# GIVEN TASK
Copy verbatim the block of lines in the entries below whose first line contains "Generate a web" and whose last line contains "const blacks = [black2, black3, black4];". Leave out all other lines.

# PROVIDED RECORDS
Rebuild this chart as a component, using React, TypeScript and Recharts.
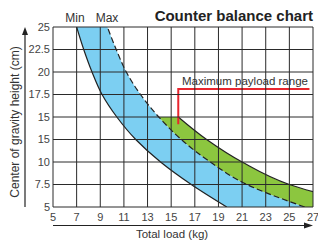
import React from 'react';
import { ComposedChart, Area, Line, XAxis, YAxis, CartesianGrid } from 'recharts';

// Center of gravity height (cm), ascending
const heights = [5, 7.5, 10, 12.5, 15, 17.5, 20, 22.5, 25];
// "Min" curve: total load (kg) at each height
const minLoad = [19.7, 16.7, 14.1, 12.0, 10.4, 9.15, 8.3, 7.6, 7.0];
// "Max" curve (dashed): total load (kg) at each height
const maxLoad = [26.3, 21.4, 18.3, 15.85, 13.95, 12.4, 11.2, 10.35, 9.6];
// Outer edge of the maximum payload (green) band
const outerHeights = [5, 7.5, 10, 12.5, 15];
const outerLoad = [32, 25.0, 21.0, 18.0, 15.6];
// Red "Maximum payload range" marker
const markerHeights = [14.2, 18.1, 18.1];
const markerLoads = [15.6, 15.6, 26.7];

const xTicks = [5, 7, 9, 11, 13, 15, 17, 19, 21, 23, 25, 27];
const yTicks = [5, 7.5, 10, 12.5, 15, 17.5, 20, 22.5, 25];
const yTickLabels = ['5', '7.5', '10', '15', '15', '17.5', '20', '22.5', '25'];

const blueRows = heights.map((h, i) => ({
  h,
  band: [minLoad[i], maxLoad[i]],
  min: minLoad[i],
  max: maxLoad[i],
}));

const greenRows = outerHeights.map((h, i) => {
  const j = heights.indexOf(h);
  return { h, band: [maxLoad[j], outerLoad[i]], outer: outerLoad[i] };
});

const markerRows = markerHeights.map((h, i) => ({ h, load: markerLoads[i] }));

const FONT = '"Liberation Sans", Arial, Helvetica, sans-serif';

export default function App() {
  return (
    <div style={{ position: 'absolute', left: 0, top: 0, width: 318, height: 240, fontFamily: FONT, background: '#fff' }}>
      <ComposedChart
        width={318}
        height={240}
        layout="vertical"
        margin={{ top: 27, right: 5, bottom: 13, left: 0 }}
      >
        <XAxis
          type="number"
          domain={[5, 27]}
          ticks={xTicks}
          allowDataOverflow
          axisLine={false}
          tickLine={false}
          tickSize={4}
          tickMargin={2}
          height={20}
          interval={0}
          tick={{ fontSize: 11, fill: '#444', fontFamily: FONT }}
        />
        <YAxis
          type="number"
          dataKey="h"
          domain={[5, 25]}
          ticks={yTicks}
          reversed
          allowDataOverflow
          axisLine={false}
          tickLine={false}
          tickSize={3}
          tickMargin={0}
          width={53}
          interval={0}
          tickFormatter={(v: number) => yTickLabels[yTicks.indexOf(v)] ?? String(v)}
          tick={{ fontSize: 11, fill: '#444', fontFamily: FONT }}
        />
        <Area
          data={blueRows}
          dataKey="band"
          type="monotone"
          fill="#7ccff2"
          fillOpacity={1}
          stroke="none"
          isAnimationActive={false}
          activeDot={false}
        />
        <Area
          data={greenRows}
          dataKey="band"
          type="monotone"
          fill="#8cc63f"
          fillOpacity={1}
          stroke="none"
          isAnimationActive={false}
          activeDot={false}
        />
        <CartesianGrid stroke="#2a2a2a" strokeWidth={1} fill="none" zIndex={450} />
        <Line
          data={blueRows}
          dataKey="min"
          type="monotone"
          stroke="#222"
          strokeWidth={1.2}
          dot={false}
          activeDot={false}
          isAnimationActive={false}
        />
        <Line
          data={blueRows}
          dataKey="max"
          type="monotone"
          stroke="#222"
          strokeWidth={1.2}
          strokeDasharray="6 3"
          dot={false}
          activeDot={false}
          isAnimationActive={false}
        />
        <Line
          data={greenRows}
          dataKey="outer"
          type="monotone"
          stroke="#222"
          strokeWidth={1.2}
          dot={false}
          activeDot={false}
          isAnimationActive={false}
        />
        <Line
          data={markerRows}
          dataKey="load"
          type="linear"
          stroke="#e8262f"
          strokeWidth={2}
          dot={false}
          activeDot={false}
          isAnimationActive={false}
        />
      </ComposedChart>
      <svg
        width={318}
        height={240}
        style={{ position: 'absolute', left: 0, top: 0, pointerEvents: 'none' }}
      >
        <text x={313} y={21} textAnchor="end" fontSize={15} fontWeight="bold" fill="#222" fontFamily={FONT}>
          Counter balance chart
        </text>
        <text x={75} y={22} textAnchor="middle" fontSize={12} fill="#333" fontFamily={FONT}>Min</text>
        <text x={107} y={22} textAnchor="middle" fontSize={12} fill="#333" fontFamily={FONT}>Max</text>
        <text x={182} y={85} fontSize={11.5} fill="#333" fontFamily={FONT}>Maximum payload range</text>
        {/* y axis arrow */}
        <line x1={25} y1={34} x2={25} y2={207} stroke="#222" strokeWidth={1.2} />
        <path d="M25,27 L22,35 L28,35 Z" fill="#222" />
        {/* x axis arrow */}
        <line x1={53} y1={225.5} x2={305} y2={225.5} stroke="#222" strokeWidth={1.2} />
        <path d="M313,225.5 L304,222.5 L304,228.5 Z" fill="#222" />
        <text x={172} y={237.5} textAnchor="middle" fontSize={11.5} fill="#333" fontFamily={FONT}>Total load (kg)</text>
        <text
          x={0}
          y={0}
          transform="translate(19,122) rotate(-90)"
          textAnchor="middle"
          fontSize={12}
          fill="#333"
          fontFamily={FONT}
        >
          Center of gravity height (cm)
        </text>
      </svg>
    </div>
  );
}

--

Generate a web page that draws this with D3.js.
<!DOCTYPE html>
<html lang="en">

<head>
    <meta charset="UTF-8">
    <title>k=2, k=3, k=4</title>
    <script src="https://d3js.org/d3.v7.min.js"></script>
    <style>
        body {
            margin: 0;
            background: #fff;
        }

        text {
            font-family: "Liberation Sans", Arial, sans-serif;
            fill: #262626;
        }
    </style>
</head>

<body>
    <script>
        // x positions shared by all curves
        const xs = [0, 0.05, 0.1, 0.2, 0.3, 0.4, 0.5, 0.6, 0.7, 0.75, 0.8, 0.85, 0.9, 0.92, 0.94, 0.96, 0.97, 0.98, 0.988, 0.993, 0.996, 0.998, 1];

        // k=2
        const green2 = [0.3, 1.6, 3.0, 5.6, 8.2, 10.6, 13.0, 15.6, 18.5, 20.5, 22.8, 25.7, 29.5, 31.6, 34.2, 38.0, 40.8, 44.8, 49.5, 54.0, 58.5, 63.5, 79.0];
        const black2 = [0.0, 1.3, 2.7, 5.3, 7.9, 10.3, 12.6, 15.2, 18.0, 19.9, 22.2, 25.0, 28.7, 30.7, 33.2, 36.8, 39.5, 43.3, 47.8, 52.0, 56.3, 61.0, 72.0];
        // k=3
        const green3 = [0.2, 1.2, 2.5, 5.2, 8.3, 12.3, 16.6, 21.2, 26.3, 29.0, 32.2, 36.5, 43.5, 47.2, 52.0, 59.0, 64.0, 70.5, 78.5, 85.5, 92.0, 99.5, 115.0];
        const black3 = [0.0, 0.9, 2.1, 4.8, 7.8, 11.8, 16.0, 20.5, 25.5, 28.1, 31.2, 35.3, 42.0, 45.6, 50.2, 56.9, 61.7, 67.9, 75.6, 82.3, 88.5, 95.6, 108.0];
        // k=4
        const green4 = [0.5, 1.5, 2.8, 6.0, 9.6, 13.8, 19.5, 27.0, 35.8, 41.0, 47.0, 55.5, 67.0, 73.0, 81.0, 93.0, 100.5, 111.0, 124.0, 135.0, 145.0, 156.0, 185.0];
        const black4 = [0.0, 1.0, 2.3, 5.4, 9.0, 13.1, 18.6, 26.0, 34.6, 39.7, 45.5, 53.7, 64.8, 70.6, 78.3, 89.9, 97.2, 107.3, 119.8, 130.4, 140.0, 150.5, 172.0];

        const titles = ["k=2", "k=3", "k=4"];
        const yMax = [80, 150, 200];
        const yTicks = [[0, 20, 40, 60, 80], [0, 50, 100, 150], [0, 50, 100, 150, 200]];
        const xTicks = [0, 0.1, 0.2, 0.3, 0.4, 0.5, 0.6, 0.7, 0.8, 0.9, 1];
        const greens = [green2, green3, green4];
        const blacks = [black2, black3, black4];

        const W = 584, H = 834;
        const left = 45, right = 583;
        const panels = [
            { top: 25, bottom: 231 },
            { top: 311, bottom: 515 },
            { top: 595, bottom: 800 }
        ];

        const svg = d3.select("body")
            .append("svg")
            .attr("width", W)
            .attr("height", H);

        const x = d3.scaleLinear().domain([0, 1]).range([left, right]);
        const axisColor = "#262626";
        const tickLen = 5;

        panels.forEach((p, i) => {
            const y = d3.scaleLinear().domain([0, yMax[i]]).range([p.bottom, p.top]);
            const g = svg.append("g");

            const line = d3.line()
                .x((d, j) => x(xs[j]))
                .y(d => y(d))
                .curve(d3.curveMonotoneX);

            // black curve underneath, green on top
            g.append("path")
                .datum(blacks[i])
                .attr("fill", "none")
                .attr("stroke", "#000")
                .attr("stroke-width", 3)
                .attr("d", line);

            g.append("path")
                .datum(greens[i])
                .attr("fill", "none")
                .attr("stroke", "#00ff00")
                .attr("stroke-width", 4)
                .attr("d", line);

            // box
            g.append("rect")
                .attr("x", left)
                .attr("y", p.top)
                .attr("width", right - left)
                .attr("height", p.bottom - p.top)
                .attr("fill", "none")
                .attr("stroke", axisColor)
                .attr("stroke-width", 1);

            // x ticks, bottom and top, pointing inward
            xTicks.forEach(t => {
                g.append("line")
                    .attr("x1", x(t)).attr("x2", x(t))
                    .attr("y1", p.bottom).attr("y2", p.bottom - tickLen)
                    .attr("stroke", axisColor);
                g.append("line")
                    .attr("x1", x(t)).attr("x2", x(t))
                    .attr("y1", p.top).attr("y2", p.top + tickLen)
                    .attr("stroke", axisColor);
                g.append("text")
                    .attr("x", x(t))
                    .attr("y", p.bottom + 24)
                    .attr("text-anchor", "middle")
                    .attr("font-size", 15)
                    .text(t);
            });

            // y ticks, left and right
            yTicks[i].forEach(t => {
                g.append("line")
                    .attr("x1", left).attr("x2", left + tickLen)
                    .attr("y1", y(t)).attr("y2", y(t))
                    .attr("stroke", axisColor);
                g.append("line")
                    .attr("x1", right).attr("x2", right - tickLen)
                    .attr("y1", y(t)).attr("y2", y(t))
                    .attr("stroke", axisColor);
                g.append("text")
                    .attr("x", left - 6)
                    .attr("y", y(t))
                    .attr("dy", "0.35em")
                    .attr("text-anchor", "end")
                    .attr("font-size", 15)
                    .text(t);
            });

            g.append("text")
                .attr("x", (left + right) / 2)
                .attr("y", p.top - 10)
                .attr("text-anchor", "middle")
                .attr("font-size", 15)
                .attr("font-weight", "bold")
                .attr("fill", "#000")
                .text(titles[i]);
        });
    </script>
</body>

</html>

# SOLUTION TO THIS PROBLEM
Generate a web page that draws this with D3.js.
<!DOCTYPE html>
<html lang="en">

<head>
    <meta charset="UTF-8">
    <title>k=2, k=3, k=4</title>
    <script src="https://d3js.org/d3.v7.min.js"></script>
    <style>
        body {
            margin: 0;
            background: #fff;
        }

        text {
            font-family: "Liberation Sans", Arial, sans-serif;
            fill: #262626;
        }
    </style>
</head>

<body>
    <script>
        // x positions shared by all curves
        const xs = [0, 0.05, 0.1, 0.2, 0.3, 0.4, 0.5, 0.6, 0.7, 0.75, 0.8, 0.85, 0.9, 0.92, 0.94, 0.96, 0.97, 0.98, 0.988, 0.993, 0.996, 0.998, 1];

        // k=2
        const green2 = [0.3, 1.6, 3.0, 5.6, 8.2, 10.6, 13.0, 15.6, 18.5, 20.5, 22.8, 25.7, 29.5, 31.6, 34.2, 38.0, 40.8, 44.8, 49.5, 54.0, 58.5, 63.5, 79.0];
        const black2 = [0.0, 1.3, 2.7, 5.3, 7.9, 10.3, 12.6, 15.2, 18.0, 19.9, 22.2, 25.0, 28.7, 30.7, 33.2, 36.8, 39.5, 43.3, 47.8, 52.0, 56.3, 61.0, 72.0];
        // k=3
        const green3 = [0.2, 1.2, 2.5, 5.2, 8.3, 12.3, 16.6, 21.2, 26.3, 29.0, 32.2, 36.5, 43.5, 47.2, 52.0, 59.0, 64.0, 70.5, 78.5, 85.5, 92.0, 99.5, 115.0];
        const black3 = [0.0, 0.9, 2.1, 4.8, 7.8, 11.8, 16.0, 20.5, 25.5, 28.1, 31.2, 35.3, 42.0, 45.6, 50.2, 56.9, 61.7, 67.9, 75.6, 82.3, 88.5, 95.6, 108.0];
        // k=4
        const green4 = [0.5, 1.5, 2.8, 6.0, 9.6, 13.8, 19.5, 27.0, 35.8, 41.0, 47.0, 55.5, 67.0, 73.0, 81.0, 93.0, 100.5, 111.0, 124.0, 135.0, 145.0, 156.0, 185.0];
        const black4 = [0.0, 1.0, 2.3, 5.4, 9.0, 13.1, 18.6, 26.0, 34.6, 39.7, 45.5, 53.7, 64.8, 70.6, 78.3, 89.9, 97.2, 107.3, 119.8, 130.4, 140.0, 150.5, 172.0];

        const titles = ["k=2", "k=3", "k=4"];
        const yMax = [80, 150, 200];
        const yTicks = [[0, 20, 40, 60, 80], [0, 50, 100, 150], [0, 50, 100, 150, 200]];
        const xTicks = [0, 0.1, 0.2, 0.3, 0.4, 0.5, 0.6, 0.7, 0.8, 0.9, 1];
        const greens = [green2, green3, green4];
        const blacks = [black2, black3, black4];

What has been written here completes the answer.